With different types of headlight housing, come different types of headlights. Headlights like the projector headlights are high-performance headlights that were initially produced for luxury cars. They can use high-intensity discharge (HID) and light-emitting diode (LED) bulbs that would be dangerous to use with regular reflector headlights.
Because of their design, projector headlights can illuminate more road surfaces at greater distances than standard reflector headlights. They illuminate a more focused beam of light than reflector headlights, resulting in more light being cast directly ahead, where it’s needed, and less spilling out to the sides, where it’s not needed.
How do projector headlights work
If you are wondering why the headlights of modern cars are so bright, it’s because they have technologies like the projector headlights for example. These headlights have a headlight assembly with replaceable bulb-like reflector headlights. They both have a reflector, but that’s about where the similarities end. The overall concept of projector headlights is based on the principle of focusing light using a specially-shaped reflector, then projecting it on the road with an evenly-distributed and tightly-organized beam pattern using a shutter.
These basic components are found in every projector headlight:
- Bulb: A bulb is required for every headlight, and projector headlights can use halogen, HID, or LED bulbs as light sources. Projector headlight bulbs can be significantly brighter than reflector headlight bulbs.
- Reflector: Projector headlights, like traditional reflector headlights, have a reflector component. The difference is that instead of a parabolic-shaped reflector, they use an elliptical-shaped one. The light released from the bulb in a projector headlight focuses on a tiny point near the front of the reflector, where it contacts a shutter due to the shape difference.

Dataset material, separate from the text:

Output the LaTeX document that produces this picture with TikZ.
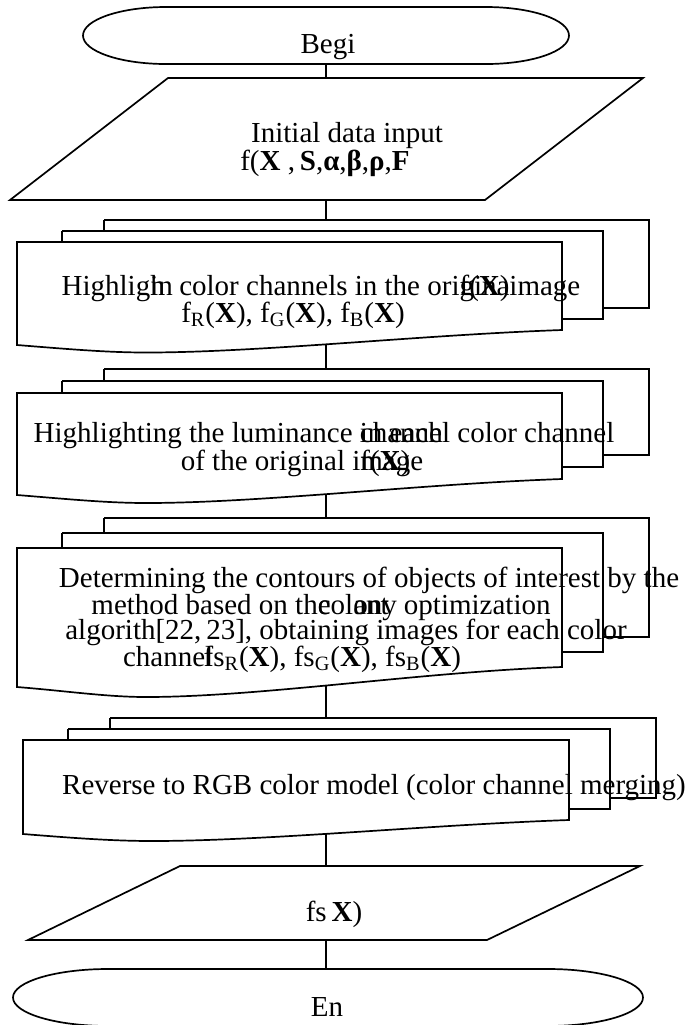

- Shutter: A projector headlight’s shutter is one of the most important components, and it’s something that traditional reflector headlight housings lack. This shutter is inserted below into the light beam, causing a sudden cutoff and efficiently aiming the light at the road rather than blinding other drivers. To switch between high and low beams, certain cars have a shutter raised and lowered.
- Lens: This is the final component of projector headlights, and it’s designed to properly distribute the light beam that the elliptical reflector and shutter have already shaped and focused. When the headlights shine on the road, some projector headlight lenses have a function that softens the cutoff line between light and dark. So, it’s worthwhile to mention that the lens needs to be cleaned regularly using a restoration wipe as they are susceptible to oxidation.
Types of projector headlights
Although all projector headlights have the same fundamental design, they can employ a range of different bulbs. These are the most common types of projector headlights you’ll see on the road, along with a quick description of what makes each one unique:
- Halogen projector headlights: The original projector headlights, like reflector headlights, uses halogen bulbs. Though they use the older halogen bulb technology, these headlights often project a more even light beam than reflectors, with a sharper cutoff between light and dark.
- HID projector headlights: HID bulbs were used in the second generation of projector headlights, still available today. Xenon HID headlights are another name for these. They’re substantially brighter and last far longer than standard halogen bulbs. Because HID bulbs are so much brighter than halogen bulbs, it’s almost always a terrible idea to use them in projector housings meant for halogen.
- LED projector headlights: This is a relatively new invention. They use a lot less energy and last a lot longer than halogen or HID headlights. LED projector headlights can even outlast the operational lifespan of the car they’re placed in if they’re not damaged in any manner.
- Halo or Angel Eye projector headlights: The distinctive ring, or halo, of light seen in some projector headlights, is referred to as this. Despite the fact that the ring is commonly referred to as halo or angel eye projector headlights, it does not use projector technology. These rings are made using different technologies, including cold cathode fluorescent lighting (CCFL) tubes, LEDs, and even incandescent bulbs.
Projector headlights vs. Reflector headlights
It’s worth questioning which is better since most headlights use either a reflector or a projector design. Each year, more cars are equipped with projector headlights, and you can retrofit projector housings to an older vehicle, but should you? Projector headlights have many advantages and only a few disadvantages.
Projector headlights are almost always preferable to reflector headlights when buying a new car. Aside from them featuring adaptive headlights, when comparing HID projector headlights to LED projector headlights, there’s more of a debate, but the only thing reflector headlights have to go for is that they’re cheap.